Reports Claim Rapper Chynna Rogers Died From Drug Overdose
It was reported by multiple outlets that the rapper, Chynna Rogers, suddenly passed away two days ago at the age of 25 . At the time, the cause of her death wasn't revealed. Page Six discovered today that the rising star succumbed to an accidental overdose.
In the early hours of Friday morning, a spokesperson for the Philadelphia Department of Public Health explained in a statement that she died from an overdose. Authorities discovered her at her home on Wednesday night.
While the cause of death was never stated initially, fans suspected it may have been drug-related. In the past, Rogers has been very honest about her struggle with substance abuse including on her 2016 mixtape, Ninety.
During a conversation with Vibe in 2018, she claimed she didn't want to be a "statistic," and didn't want to glamorize drugs either. The reason for her candidness regarding substance abuse, the young rapper claimed, was that she wanted to show others that someone else was dealing with drugs too.
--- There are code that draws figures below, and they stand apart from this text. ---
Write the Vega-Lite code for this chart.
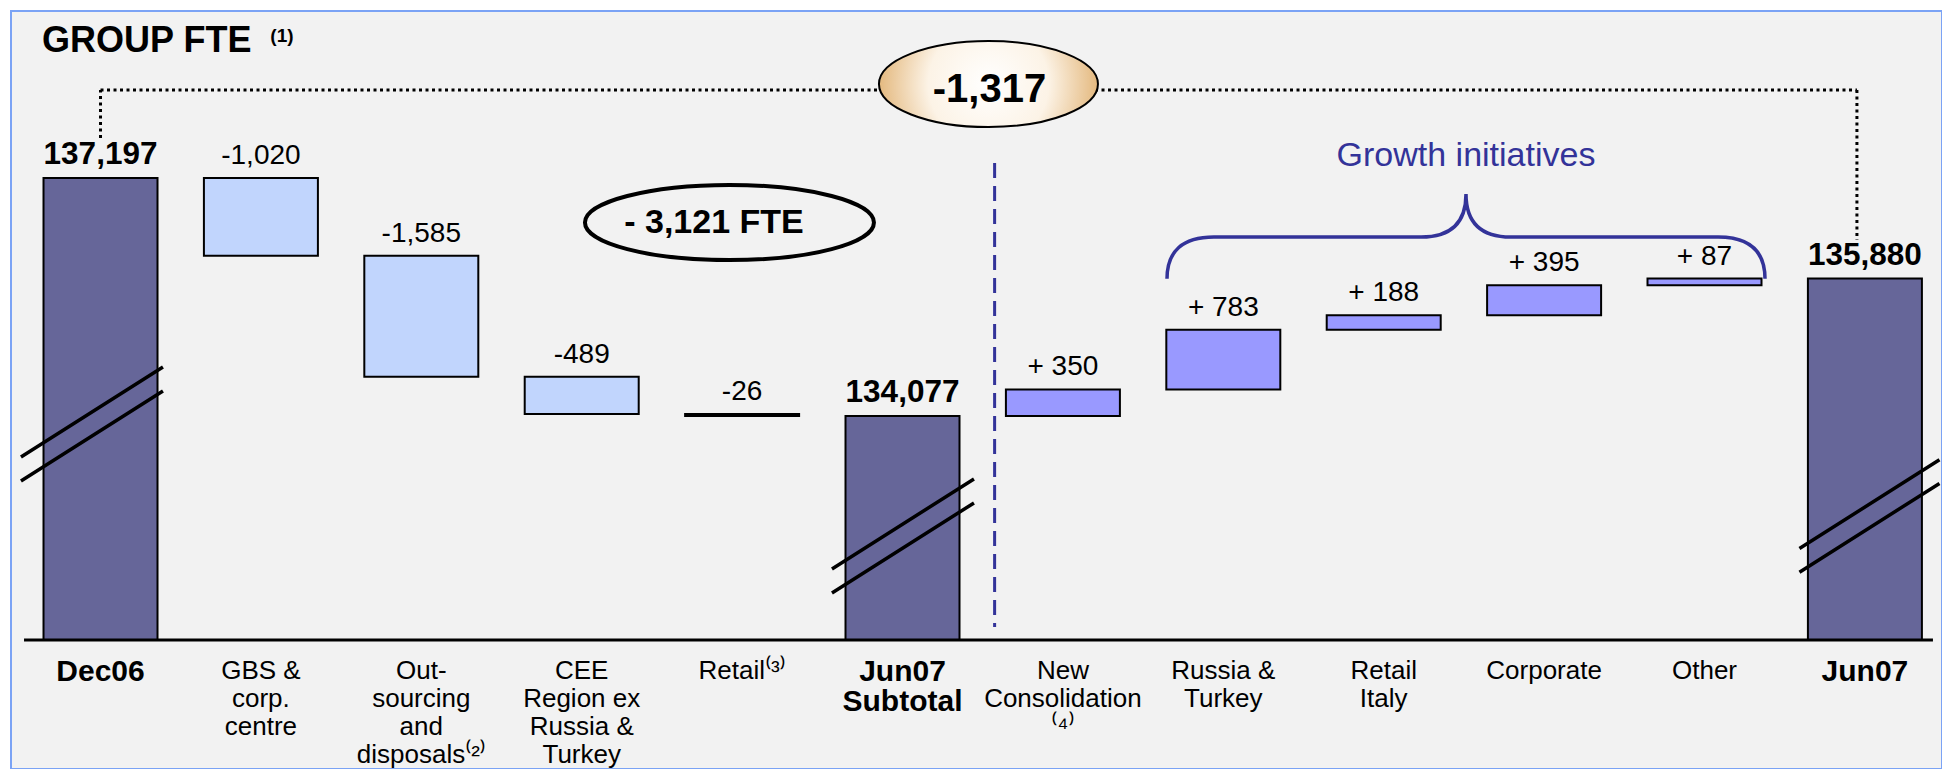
{
  "$schema": "https://vega.github.io/schema/vega-lite/v6.json",
  "width": 1942,
  "height": 769,
  "autosize": {"type": "fit", "contains": "padding"},
  "padding": {"left": 11, "top": 11, "right": 0, "bottom": 0},
  "background": "#ffffff",
  "config": {
    "view": {"fill": "#f2f2f2", "stroke": "#7ba3f5", "strokeWidth": 2},
    "text": {"font": "Liberation Sans"}
  },
  "data": {
    "values": [
      {"cat": "Dec06", "lines": ["Dec06"], "type": "total", "end": 137197, "label": "137,197"},
      {"cat": "GBS", "lines": ["GBS  &", "corp.", "centre"], "type": "down", "start": 137197, "end": 136177, "label": "-1,020"},
      {"cat": "Outsourcing", "lines": ["Out-", "sourcing", "and", "disposals⁽²⁾"], "type": "down", "start": 136177, "end": 134592, "label": "-1,585"},
      {"cat": "CEE", "lines": ["CEE", "Region ex", "Russia &", "Turkey"], "type": "down", "start": 134592, "end": 134103, "label": "-489"},
      {"cat": "Retail", "lines": ["Retail⁽³⁾"], "type": "down", "start": 134103, "end": 134077, "label": "-26"},
      {"cat": "Jun07 Subtotal", "lines": ["Jun07", "Subtotal"], "type": "total", "end": 134077, "label": "134,077"},
      {"cat": "New Consolidation", "lines": ["New", "Consolidation", "⁽⁴⁾"], "type": "up", "start": 134077, "end": 134427, "label": "+ 350"},
      {"cat": "Russia & Turkey", "lines": ["Russia &", "Turkey"], "type": "up", "start": 134427, "end": 135210, "label": "+ 783"},
      {"cat": "Retail Italy", "lines": ["Retail", "Italy"], "type": "up", "start": 135210, "end": 135398, "label": "+ 188"},
      {"cat": "Corporate", "lines": ["Corporate"], "type": "up", "start": 135398, "end": 135793, "label": "+ 395"},
      {"cat": "Other", "lines": ["Other"], "type": "up", "start": 135793, "end": 135880, "label": "+ 87"},
      {"cat": "Jun07", "lines": ["Jun07"], "type": "total", "end": 135880, "label": "135,880"}
    ]
  },
  "layer": [
    {
      "transform": [{"filter": "datum.type === 'total'"}],
      "mark": {"type": "bar", "fill": "#666699", "stroke": "#000000", "strokeWidth": 2},
      "encoding": {
        "x": {
          "field": "cat", "type": "nominal", "axis": null,
          "scale": {
            "domain": ["Dec06", "GBS", "Outsourcing", "CEE", "Retail", "Jun07 Subtotal", "New Consolidation", "Russia & Turkey", "Retail Italy", "Corporate", "Other", "Jun07"],
            "paddingInner": 0.2893, "paddingOuter": 0.164, "align": 0.618
          }
        },
        "y": {"field": "end", "type": "quantitative", "axis": null, "scale": {"domain": [129452, 139386], "zero": false, "nice": false}},
        "y2": {"datum": 131143}
      }
    },
    {
      "transform": [{"filter": "datum.type === 'down'"}],
      "mark": {"type": "bar", "fill": "#c1d5fd", "stroke": "#000000", "strokeWidth": 2},
      "encoding": {
        "x": {"field": "cat", "type": "nominal"},
        "y": {"field": "start", "type": "quantitative"},
        "y2": {"field": "end"}
      }
    },
    {
      "transform": [{"filter": "datum.type === 'up'"}],
      "mark": {"type": "bar", "fill": "#9999ff", "stroke": "#000000", "strokeWidth": 2},
      "encoding": {
        "x": {"field": "cat", "type": "nominal"},
        "y": {"field": "start", "type": "quantitative"},
        "y2": {"field": "end"}
      }
    },
    {
      "data": {"values": [{}]},
      "mark": {"type": "rule", "stroke": "#000000", "strokeWidth": 3},
      "encoding": {
        "x": {"datum": "Dec06", "bandPosition": -0.171},
        "x2": {"datum": "Jun07", "bandPosition": 1.097},
        "y": {"datum": 131143}
      }
    },
    {
      "data": {"values": [{}]},
      "mark": {"type": "point", "shape": "M-1,0.465L1,-0.803M-1,0.803L1,-0.465", "size": 20164, "filled": false, "stroke": "#000000", "strokeWidth": 3.5, "opacity": 1},
      "encoding": {"x": {"datum": "Dec06", "bandPosition": 0.425}, "y": {"datum": 133974}}
    },
    {
      "data": {"values": [{}]},
      "mark": {"type": "point", "shape": "M-1,0.465L1,-0.803M-1,0.803L1,-0.465", "size": 20164, "filled": false, "stroke": "#000000", "strokeWidth": 3.5, "opacity": 1},
      "encoding": {"x": {"datum": "Jun07 Subtotal", "bandPosition": 0.504}, "y": {"datum": 132506}}
    },
    {
      "data": {"values": [{}]},
      "mark": {"type": "point", "shape": "M-1,0.465L1,-0.803M-1,0.803L1,-0.465", "size": 19600, "filled": false, "stroke": "#000000", "strokeWidth": 3.5, "opacity": 1, "clip": true},
      "encoding": {"x": {"datum": "Jun07", "bandPosition": 0.54}, "y": {"datum": 132768}}
    },
    {
      "data": {"values": [{}]},
      "mark": {"type": "rule", "stroke": "#000000", "strokeWidth": 3, "strokeDash": [3, 3.5]},
      "encoding": {"x": {"datum": "Dec06", "bandPosition": 0.5}, "y": {"datum": 137722}, "y2": {"datum": 138351}}
    },
    {
      "data": {"values": [{}]},
      "mark": {"type": "rule", "stroke": "#000000", "strokeWidth": 3, "strokeDash": [3, 3.5]},
      "encoding": {"x": {"datum": "Dec06", "bandPosition": 0.5}, "x2": {"datum": "Jun07", "bandPosition": 0.43}, "y": {"datum": 138351}}
    },
    {
      "data": {"values": [{}]},
      "mark": {"type": "rule", "stroke": "#000000", "strokeWidth": 3, "strokeDash": [3, 3.5]},
      "encoding": {"x": {"datum": "Jun07", "bandPosition": 0.43}, "y": {"datum": 138351}, "y2": {"datum": 136385}}
    },
    {
      "data": {"values": [{}]},
      "mark": {"type": "rule", "stroke": "#333399", "strokeWidth": 3, "strokeDash": [15, 8]},
      "encoding": {"x": {"datum": "Jun07 Subtotal", "bandPosition": 1.308}, "y": {"datum": 137394}, "y2": {"datum": 131313}}
    },
    {
      "data": {"values": [{}]},
      "mark": {
        "type": "point", "shape": "M-1,0A1,0.393 0 1,1 1,0A1,0.393 0 1,1 -1,0Z", "size": 47961, "filled": true, "opacity": 1,
        "fill": {"gradient": "radial", "stops": [{"offset": 0, "color": "#ffffff"}, {"offset": 0.55, "color": "#fcf3e6"}, {"offset": 1, "color": "#e4b97f"}]},
        "stroke": "#000000", "strokeWidth": 2
      },
      "encoding": {"x": {"datum": "Jun07 Subtotal", "bandPosition": 1.254}, "y": {"datum": 138429}}
    },
    {
      "data": {"values": [{}]},
      "mark": {"type": "text", "text": "-1,317", "fontSize": 40, "fontWeight": "bold", "color": "#000000", "align": "center", "baseline": "alphabetic"},
      "encoding": {"x": {"datum": "Jun07 Subtotal", "bandPosition": 1.263}, "y": {"datum": 138193}}
    },
    {
      "data": {"values": [{}]},
      "mark": {"type": "point", "shape": "M-1,0A1,0.26 0 1,1 1,0A1,0.26 0 1,1 -1,0Z", "size": 83521, "filled": false, "opacity": 1, "stroke": "#000000", "strokeWidth": 4},
      "encoding": {"x": {"datum": "Retail", "bandPosition": 0.389}, "y": {"datum": 136614}}
    },
    {
      "data": {"values": [{}]},
      "mark": {"type": "text", "text": "- 3,121 FTE", "fontSize": 34, "fontWeight": "bold", "color": "#000000", "align": "center", "baseline": "alphabetic"},
      "encoding": {"x": {"datum": "Retail", "bandPosition": 0.253}, "y": {"datum": 136477}}
    },
    {
      "data": {"values": [{}]},
      "mark": {"type": "point", "shape": "M-1,0.14Q-1,0 -0.843,0L-0.15,0Q0,0 0,-0.144Q0,0 0.15,0L0.843,0Q1,0 1,0.14", "size": 357604, "filled": false, "opacity": 1, "stroke": "#333399", "strokeWidth": 3.5},
      "encoding": {"x": {"datum": "Retail Italy", "bandPosition": 1.222}, "y": {"datum": 136424}}
    },
    {
      "data": {"values": [{}]},
      "mark": {"type": "text", "text": "Growth initiatives", "fontSize": 34, "color": "#333399", "align": "center", "baseline": "alphabetic"},
      "encoding": {"x": {"datum": "Retail Italy", "bandPosition": 1.222}, "y": {"datum": 137355}}
    },
    {
      "transform": [{"filter": "datum.type === 'down'"}],
      "mark": {"type": "text", "fontSize": 28, "color": "#000000", "baseline": "alphabetic", "dy": -14},
      "encoding": {"x": {"field": "cat", "type": "nominal"}, "y": {"field": "start", "type": "quantitative"}, "text": {"field": "label", "type": "nominal"}}
    },
    {
      "transform": [{"filter": "datum.type === 'up'"}],
      "mark": {"type": "text", "fontSize": 28, "color": "#000000", "baseline": "alphabetic", "dy": -14},
      "encoding": {"x": {"field": "cat", "type": "nominal"}, "y": {"field": "end", "type": "quantitative"}, "text": {"field": "label", "type": "nominal"}}
    },
    {
      "transform": [{"filter": "datum.type === 'total'"}],
      "mark": {"type": "text", "fontSize": 31.5, "fontWeight": "bold", "color": "#000000", "baseline": "alphabetic", "dy": -14},
      "encoding": {"x": {"field": "cat", "type": "nominal"}, "y": {"field": "end", "type": "quantitative"}, "text": {"field": "label", "type": "nominal"}}
    },
    {
      "transform": [{"filter": "datum.type !== 'total'"}],
      "mark": {"type": "text", "fontSize": 26, "lineHeight": 28, "color": "#000000", "baseline": "top", "dy": 18},
      "encoding": {"x": {"field": "cat", "type": "nominal"}, "y": {"datum": 131143}, "text": {"field": "lines", "type": "nominal"}}
    },
    {
      "transform": [{"filter": "datum.type === 'total'"}],
      "mark": {"type": "text", "fontSize": 30, "fontWeight": "bold", "lineHeight": 30, "color": "#000000", "baseline": "top", "dy": 17},
      "encoding": {"x": {"field": "cat", "type": "nominal"}, "y": {"datum": 131143}, "text": {"field": "lines", "type": "nominal"}}
    },
    {
      "data": {"values": [{}]},
      "mark": {"type": "text", "text": "GROUP FTE", "fontSize": 36, "fontWeight": "bold", "color": "#000000", "align": "left", "baseline": "alphabetic"},
      "encoding": {"x": {"datum": "Dec06", "bandPosition": -0.013}, "y": {"datum": 138849}}
    },
    {
      "data": {"values": [{}]},
      "mark": {"type": "text", "text": "(1)", "fontSize": 19, "fontWeight": "bold", "color": "#000000", "align": "left", "baseline": "alphabetic"},
      "encoding": {"x": {"datum": "Dec06", "bandPosition": 1.99}, "y": {"datum": 138980}}
    }
  ]
}
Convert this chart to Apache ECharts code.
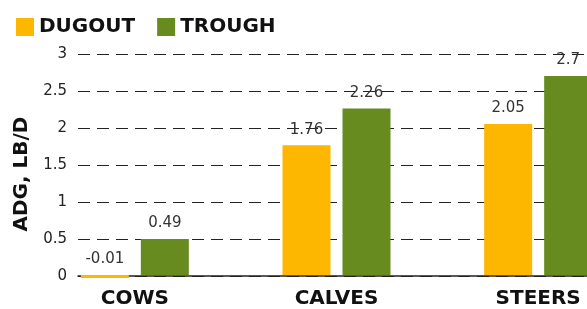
<!DOCTYPE html>
<html>
<head>
<meta charset="utf-8">
<script src="https://cdn.jsdelivr.net/npm/echarts@6/dist/echarts.min.js"></script>
<style>
  html, body { margin: 0; padding: 0; background: #fff; overflow: hidden; }
  /* chart is wider than the window: the last bar runs off the right edge */
  #main { width: 639px; height: 309px; }
</style>
</head>
<body>
<div id="main"></div>
<script>
// data
const categories = ['COWS', 'CALVES', 'STEERS']
const dugout = [-0.01, 1.76, 2.05]
const trough = [0.49, 2.26, 2.7]
const yTicks = { min: 0, max: 3, interval: 0.5 }

const font = 'DejaVu Sans'
let myChart = echarts.init(document.getElementById('main'))

// label shared by both series
const valueLabel = {
  show: true,
  position: 'top',
  distance: 8,
  fontFamily: font,
  fontSize: 15,
  color: '#333'
}

myChart.setOption({
  color: ['#FDB700', '#678B1E'],
  textStyle: { fontFamily: font },
  legend: {
    left: 11,
    top: 12,
    icon: 'rect',
    itemWidth: 18,
    itemHeight: 18,
    itemGap: 22,
    textStyle: { fontFamily: font, fontSize: 20, fontWeight: 'bold', color: '#111' },
    data: ['DUGOUT', 'TROUGH']
  },
  // grid 0 only draws the value axis, grid 1 holds the bars
  grid: [
    { left: 78, right: 0, top: 54, bottom: 33 },
    { left: 34, right: 0, top: 54, bottom: 33 }
  ],
  xAxis: [
    {
      gridIndex: 0,
      type: 'value',
      min: 0,
      max: 1,
      axisLine: { show: true, lineStyle: { color: '#222', width: 1.5 } },
      axisTick: { show: false },
      axisLabel: { show: false },
      splitLine: { show: false }
    },
    {
      gridIndex: 1,
      type: 'category',
      data: categories,
      axisLine: { show: false },
      axisTick: { show: false },
      axisLabel: {
        margin: 14,
        fontFamily: font,
        fontSize: 20,
        fontWeight: 'bold',
        color: '#111'
      }
    }
  ],
  yAxis: [
    {
      gridIndex: 0,
      type: 'value',
      min: yTicks.min,
      max: yTicks.max,
      interval: yTicks.interval,
      name: 'ADG, LB/D',
      nameLocation: 'middle',
      nameRotate: 90,
      nameGap: 42,
      nameTextStyle: {
        fontFamily: font,
        fontSize: 20,
        fontWeight: 'bold',
        color: '#111',
        padding: [0, 18, 0, 0]
      },
      axisLine: { show: false },
      axisTick: { show: false },
      axisLabel: { margin: 11, fontFamily: font, fontSize: 15, color: '#222' },
      splitLine: {
        show: true,
        lineStyle: { color: '#222', width: 1, type: [12, 7] }
      }
    },
    {
      gridIndex: 1,
      type: 'value',
      min: yTicks.min,
      max: yTicks.max,
      interval: yTicks.interval,
      show: false,
      splitLine: { show: false }
    }
  ],
  series: [
    {
      name: 'DUGOUT',
      type: 'bar',
      xAxisIndex: 1,
      yAxisIndex: 1,
      barWidth: 48,
      barGap: '25%',
      barMinHeight: 3,
      clip: false,
      label: valueLabel,
      data: dugout
    },
    {
      name: 'TROUGH',
      type: 'bar',
      xAxisIndex: 1,
      yAxisIndex: 1,
      barWidth: 48,
      barGap: '25%',
      barMinHeight: 3,
      clip: false,
      label: valueLabel,
      data: trough
    }
  ]
})

window.addEventListener('resize', () => {
  myChart.resize()
})
</script>
</body>
</html>
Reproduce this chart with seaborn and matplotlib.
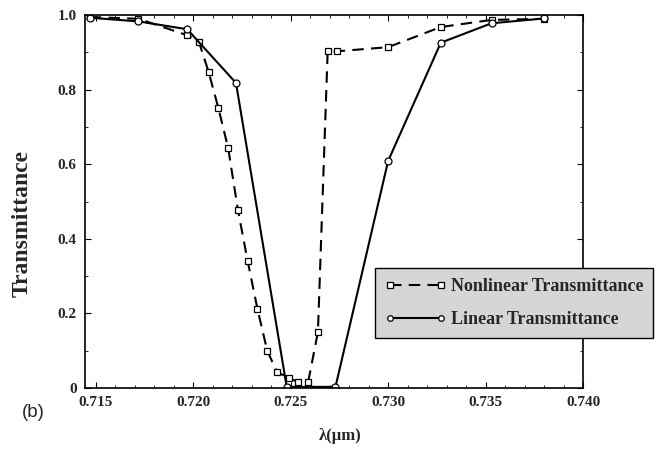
import matplotlib
matplotlib.use("Agg")
import matplotlib.pyplot as plt
import seaborn as sns
import pandas as pd
from matplotlib.ticker import MultipleLocator, FixedLocator, FixedFormatter

# Data
lin_x = [0.7147, 0.7172, 0.7197, 0.7222, 0.7248, 0.7273, 0.7300, 0.7327, 0.7353, 0.7380]
lin_y = [0.993, 0.983, 0.962, 0.818, 0.003, 0.003, 0.609, 0.926, 0.978, 0.991]

nl_x = [0.7147, 0.7172, 0.7197, 0.7203, 0.7208, 0.7213, 0.7218, 0.7223, 0.7228, 0.7233,
        0.7238, 0.7243, 0.7249, 0.7254, 0.7259, 0.7264, 0.7269, 0.7274, 0.7300, 0.7327,
        0.7353, 0.7380]
nl_y = [0.995, 0.990, 0.946, 0.928, 0.847, 0.750, 0.643, 0.477, 0.340, 0.212,
        0.100, 0.043, 0.027, 0.016, 0.016, 0.150, 0.903, 0.903, 0.914, 0.968,
        0.987, 0.990]

x_ticks = [0.715, 0.720, 0.725, 0.730, 0.735, 0.740]
x_tick_labels = ["0.715", "0.720", "0.725", "0.730", "0.735", "0.740"]
y_ticks = [0, 0.2, 0.4, 0.6, 0.8, 1.0]
y_tick_labels = ["0", "0.2", "0.4", "0.6", "0.8", "1.0"]

sns.set_theme(style="white")
plt.rcParams['font.family'] = ['Liberation Serif', 'DejaVu Serif']

fig = plt.figure(figsize=(6.59, 4.57), dpi=100)
ax = fig.add_axes([0.129, 0.151, 0.756, 0.816])

df_nl = pd.DataFrame({"x": nl_x, "y": nl_y})
df_lin = pd.DataFrame({"x": lin_x, "y": lin_y})

sns.lineplot(data=df_nl, x="x", y="y", ax=ax, sort=False, estimator=None,
             color="black", linewidth=1.5, linestyle=(0, (5.5, 3.5)), marker="s",
             markersize=5, markerfacecolor="white", markeredgecolor="black",
             markeredgewidth=0.9, label="Nonlinear Transmittance")
sns.lineplot(data=df_lin, x="x", y="y", ax=ax, sort=False, estimator=None,
             color="black", linewidth=1.5, linestyle="-", marker="o",
             markersize=5, markerfacecolor="white", markeredgecolor="black",
             markeredgewidth=0.9, label="Linear Transmittance")

ax.set_xlim(0.71446, 0.740)
ax.set_ylim(0, 1.0)
ax.xaxis.set_major_locator(FixedLocator(x_ticks))
ax.xaxis.set_major_formatter(FixedFormatter(x_tick_labels))
ax.yaxis.set_major_locator(FixedLocator(y_ticks))
ax.yaxis.set_major_formatter(FixedFormatter(y_tick_labels))
ax.xaxis.set_minor_locator(MultipleLocator(0.001))
ax.yaxis.set_minor_locator(MultipleLocator(0.1))
ax.tick_params(which="both", direction="in", top=True, right=True, bottom=True, left=True,
               color="black")
ax.tick_params(which="major", length=4, width=0.8, labelsize=11, pad=6)
ax.tick_params(which="minor", length=2.5, width=0.6)
for lbl in ax.get_xticklabels() + ax.get_yticklabels():
    lbl.set_fontweight("bold")
for sp in ax.spines.values():
    sp.set_color("black")
    sp.set_linewidth(1.2)

ax.set_xlabel("")
ax.set_ylabel("")
fig.text(0.516, 0.045, "λ(μm)", ha="center", va="center", fontsize=12, fontweight="bold")
fig.text(0.034, 0.51, "Transmittance", ha="center", va="center", rotation=90,
         fontsize=17, fontweight="bold")
fig.text(0.051, 0.098, "(b)", ha="center", va="center", fontsize=13.5,
         family=["Liberation Sans", "DejaVu Sans"])

leg = ax.legend(loc="upper left", bbox_to_anchor=(375 / 659, 1 - 268 / 457),
                bbox_transform=fig.transFigure, frameon=True, fancybox=False,
                prop={"weight": "bold", "size": 13}, handlelength=3.4, numpoints=2,
                borderpad=0.55, labelspacing=0.9, handletextpad=0.25,
                borderaxespad=0, markerscale=0.8)
fr = leg.get_frame()
fr.set_facecolor("#d6d6d6")
fr.set_edgecolor("black")
fr.set_linewidth(1.0)
fr.set_alpha(1.0)

fig.savefig("out.png", dpi=100)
Following news of her death, many of her contemporaries shouted out to her on Instagram and Twitter, including bandmates from A$AP Mob. A$AP Rocky paid tribute to Rogers, as did Kehlani, and Lil Debbie.
Roger's career first started when she was discovered at the age of 14-years-old at an amusement park. A$AP Rocky later invited her to come join their hip-hop group after chatting on Twitter.
Putting her origin story aside, the hip-hop world has seen the loss of several of its stars in the last few years, including Lexii Alija, who also passed away from a drug overdose. She died on the first day of 2020 at age 21. Mac Miller, who dated Ariana Grande before she broke it off and moved on to Pete Davidson, passed away in September 2018.
Many experts have wondered how economic shutdown would affect the opiate crisis. Americans know that the government shut down nearly all non-essential services to help thwart the spread of COVID-19, however, with people out of work, they're more at risk of substance abuse.